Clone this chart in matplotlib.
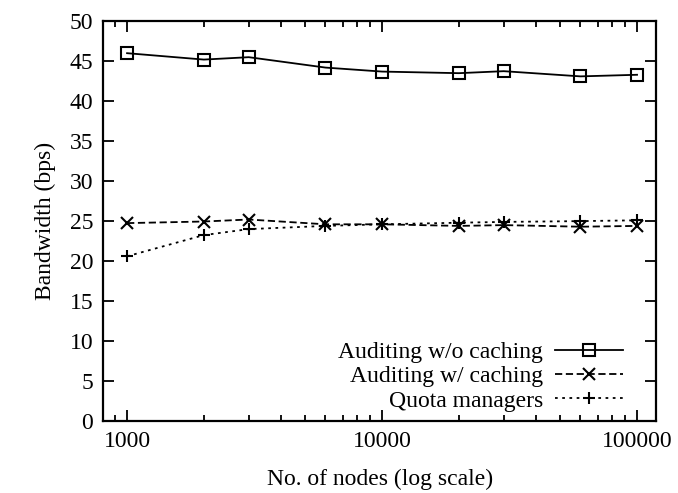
import matplotlib
matplotlib.use("Agg")
import matplotlib.pyplot as plt
from matplotlib.ticker import FixedLocator, LogLocator, NullFormatter

plt.rcParams["font.family"] = ["Liberation Serif", "DejaVu Serif"]

nodes = [1000, 2000, 3000, 6000, 10000, 20000, 30000, 60000, 100000]
no_cache = [46.0, 45.2, 45.5, 44.2, 43.7, 43.5, 43.75, 43.1, 43.3]
with_cache = [24.75, 24.95, 25.2, 24.6, 24.6, 24.4, 24.5, 24.3, 24.4]
quota = [20.6, 23.25, 24.0, 24.4, 24.6, 24.8, 24.9, 25.0, 25.1]

x_ticks = [1000, 10000, 100000]
y_ticks = list(range(0, 51, 5))

fig = plt.figure(figsize=(6.78, 4.93), dpi=100)
ax = fig.add_axes([0.152, 0.146, 0.816, 0.811])

ax.plot(nodes, no_cache, color="black", lw=1.3, marker="s", ms=8,
        mfc="none", mew=1.5, label="Auditing w/o caching")
ax.plot(nodes, with_cache, color="black", lw=1.3, marker="x", ms=8,
        mew=1.5, dashes=(4, 2), label="Auditing w/ caching")
ax.plot(nodes, quota, color="black", lw=1.3, marker="+", ms=9,
        mew=1.5, dashes=(1.5, 2.5), label="Quota managers")

ax.set_xscale("log")
ax.set_xlim(805, 119000)
ax.set_ylim(0, 50)
ax.xaxis.set_major_locator(FixedLocator(x_ticks))
ax.set_xticklabels([str(v) for v in x_ticks])
ax.xaxis.set_minor_locator(LogLocator(base=10, subs=range(2, 10)))
ax.xaxis.set_minor_formatter(NullFormatter())
ax.set_yticks(y_ticks)

ax.tick_params(which="both", direction="in", top=True, right=True,
               labelsize=17, width=1.3)
ax.tick_params(which="major", length=8, pad=7)
ax.tick_params(which="minor", length=4)
for sp in ax.spines.values():
    sp.set_linewidth(1.6)

ax.set_xlabel("No. of nodes (log scale)", fontsize=17, labelpad=12)
ax.set_ylabel("Bandwidth (bps)", fontsize=17, labelpad=10)

ax.legend(loc="lower right", frameon=False, markerfirst=False, fontsize=17,
          handlelength=2.9, handletextpad=0.5, labelspacing=0.12,
          borderaxespad=0.0, bbox_to_anchor=(0.957, 0.0))

fig.savefig("out.png", dpi=100)
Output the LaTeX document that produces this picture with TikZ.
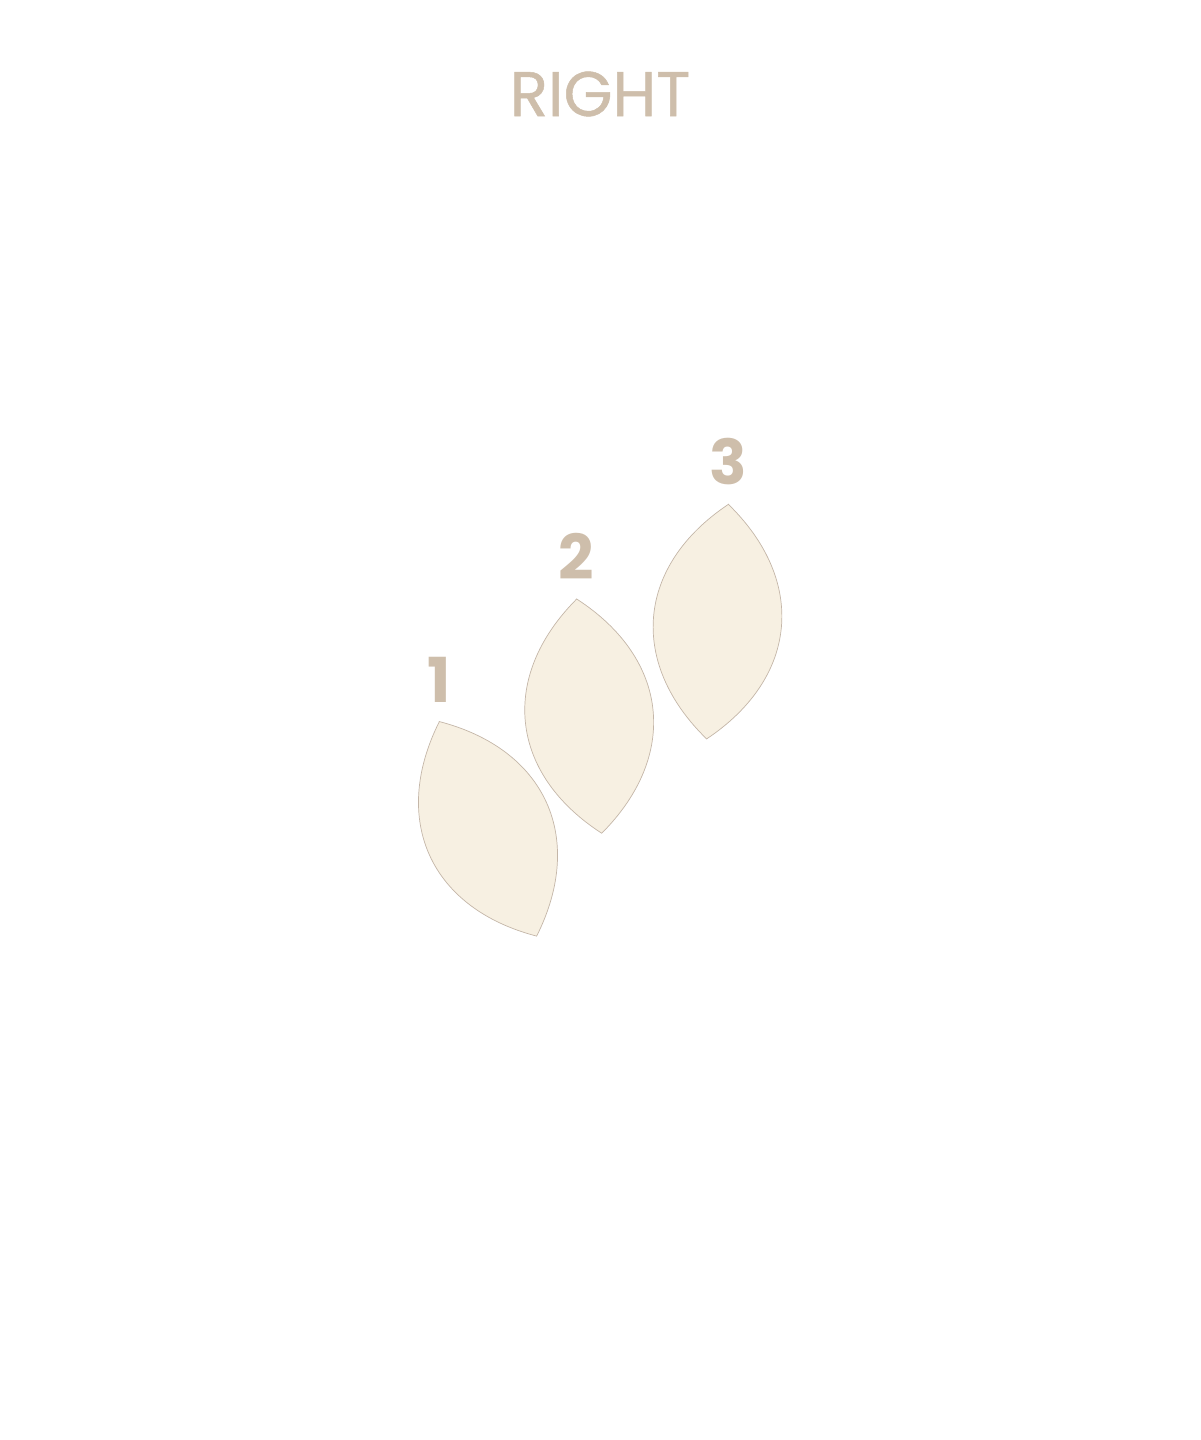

**The exercise**
Take the material above from its first line through the line holding "ax.set_yticks(y_ticks)" and set it down exactly, without the pictures.

**Correct response**
Clone this chart in matplotlib.
import matplotlib
matplotlib.use("Agg")
import matplotlib.pyplot as plt
from matplotlib.ticker import FixedLocator, LogLocator, NullFormatter

plt.rcParams["font.family"] = ["Liberation Serif", "DejaVu Serif"]

nodes = [1000, 2000, 3000, 6000, 10000, 20000, 30000, 60000, 100000]
no_cache = [46.0, 45.2, 45.5, 44.2, 43.7, 43.5, 43.75, 43.1, 43.3]
with_cache = [24.75, 24.95, 25.2, 24.6, 24.6, 24.4, 24.5, 24.3, 24.4]
quota = [20.6, 23.25, 24.0, 24.4, 24.6, 24.8, 24.9, 25.0, 25.1]

x_ticks = [1000, 10000, 100000]
y_ticks = list(range(0, 51, 5))

fig = plt.figure(figsize=(6.78, 4.93), dpi=100)
ax = fig.add_axes([0.152, 0.146, 0.816, 0.811])

ax.plot(nodes, no_cache, color="black", lw=1.3, marker="s", ms=8,
        mfc="none", mew=1.5, label="Auditing w/o caching")
ax.plot(nodes, with_cache, color="black", lw=1.3, marker="x", ms=8,
        mew=1.5, dashes=(4, 2), label="Auditing w/ caching")
ax.plot(nodes, quota, color="black", lw=1.3, marker="+", ms=9,
        mew=1.5, dashes=(1.5, 2.5), label="Quota managers")

ax.set_xscale("log")
ax.set_xlim(805, 119000)
ax.set_ylim(0, 50)
ax.xaxis.set_major_locator(FixedLocator(x_ticks))
ax.set_xticklabels([str(v) for v in x_ticks])
ax.xaxis.set_minor_locator(LogLocator(base=10, subs=range(2, 10)))
ax.xaxis.set_minor_formatter(NullFormatter())
ax.set_yticks(y_ticks)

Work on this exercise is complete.